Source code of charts
** BEGIN **

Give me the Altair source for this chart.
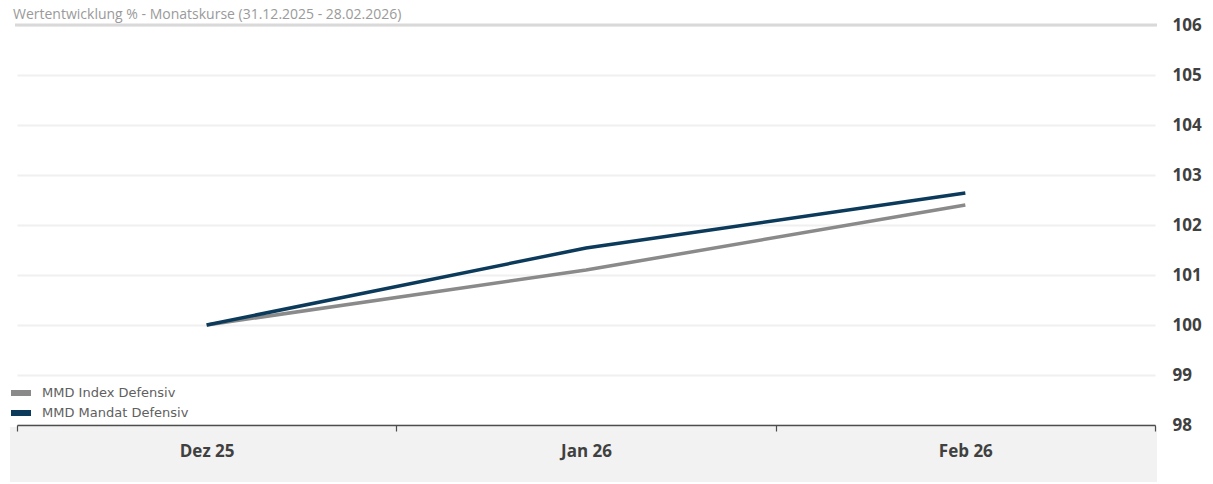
import altair as alt
import pandas as pd

months = ["Dez 25", "Jan 26", "Feb 26"]
series_names = ["MMD Index Defensiv", "MMD Mandat Defensiv"]
index_values = [100.0, 101.1, 102.4]
mandat_values = [100.0, 101.54, 102.64]
y_ticks = [98, 99, 100, 101, 102, 103, 104, 105, 106]
title_text = "Wertentwicklung %  - Monatskurse (31.12.2025 - 28.02.2026)"
colors = ["#8a8a8a", "#0c3a5b"]

rows = []
for m, v in zip(months, index_values):
    rows.append({"Monat": m, "Serie": series_names[0], "Wert": v})
for m, v in zip(months, mandat_values):
    rows.append({"Monat": m, "Serie": series_names[1], "Wert": v})
df = pd.DataFrame(rows)

W, H = 1138, 400

x_enc = alt.X(
    "Monat:N",
    sort=months,
    scale=alt.Scale(type="band", paddingInner=0, paddingOuter=0),
    axis=alt.Axis(
        title=None, orient="bottom", labelAngle=0, tickBand="extent",
        domainColor="#4d4d4d", domainWidth=1.5, tickColor="#4d4d4d", tickWidth=1.2,
        tickSize=6, labelPadding=12, labelFont="Open Sans", labelFontSize=17,
        labelFontWeight="bold", labelColor="#404040", zindex=1,
    ),
)
y_enc = alt.Y(
    "Wert:Q",
    scale=alt.Scale(domain=[98, 106], nice=False, zero=False),
    axis=alt.Axis(
        title=None, orient="right", values=y_ticks, domain=False, ticks=False,
        labelPadding=17, labelFont="Open Sans", labelFontSize=17,
        labelFontWeight="bold", labelColor="#404040",
        gridColor="#f0f0f0", gridWidth=2, format="d",
    ),
)

band = alt.Chart(pd.DataFrame({"b": [0]})).mark_rect(color="#f2f2f2", clip=False).encode(
    x=alt.value(-7), x2=alt.value(W + 2), y=alt.value(H + 2), y2=alt.value(H + 60)
)

top_rule = alt.Chart(pd.DataFrame({"v": [106]})).mark_rule(
    color="#d9d9d9", strokeWidth=3
).encode(y=alt.Y("v:Q", scale=alt.Scale(domain=[98, 106])), x=alt.value(-2), x2=alt.value(W + 2))

title = alt.Chart(pd.DataFrame({"t": [title_text]})).mark_text(
    align="left", baseline="alphabetic", font="Open Sans", fontSize=14, color="#9a9a9a"
).encode(x=alt.value(-4), y=alt.value(-6), text="t:N")

lines = alt.Chart(df).mark_line(strokeWidth=3.5).encode(
    x=x_enc,
    y=y_enc,
    color=alt.Color(
        "Serie:N",
        scale=alt.Scale(domain=series_names, range=colors),
        legend=alt.Legend(
            title=None, orient="none", legendX=-6, legendY=358,
            symbolType="M-1.43,0L1.43,0", symbolSize=196, symbolStrokeWidth=6,
            labelFont="DejaVu Sans", labelFontSize=13, labelColor="#606060",
            labelOffset=11, rowPadding=0, padding=0, clipHeight=20,
        ),
    ),
    order=alt.Order("Serie:N"),
)

chart = alt.layer(band, top_rule, lines, title).properties(
    width=W, height=H,
    autosize=alt.AutoSizeParams(type="none"),
    padding={"left": 9, "top": 17, "right": 50, "bottom": 57},
).configure_view(stroke=None)

chart.save("out.html", embed_options={"renderer": "svg", "actions": False})
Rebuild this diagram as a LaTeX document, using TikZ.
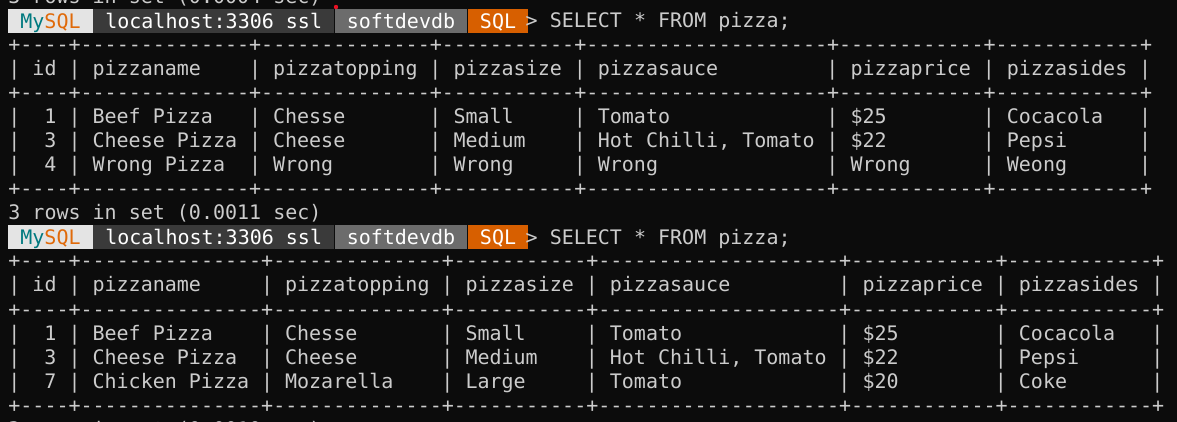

** END **

* Set problem
All lines from the start of the entries through the one with "W, H = 1138, 400" are to be output exactly; omit the pictures.

* Expected answer
Give me the Altair source for this chart.
import altair as alt
import pandas as pd

months = ["Dez 25", "Jan 26", "Feb 26"]
series_names = ["MMD Index Defensiv", "MMD Mandat Defensiv"]
index_values = [100.0, 101.1, 102.4]
mandat_values = [100.0, 101.54, 102.64]
y_ticks = [98, 99, 100, 101, 102, 103, 104, 105, 106]
title_text = "Wertentwicklung %  - Monatskurse (31.12.2025 - 28.02.2026)"
colors = ["#8a8a8a", "#0c3a5b"]

rows = []
for m, v in zip(months, index_values):
    rows.append({"Monat": m, "Serie": series_names[0], "Wert": v})
for m, v in zip(months, mandat_values):
    rows.append({"Monat": m, "Serie": series_names[1], "Wert": v})
df = pd.DataFrame(rows)

W, H = 1138, 400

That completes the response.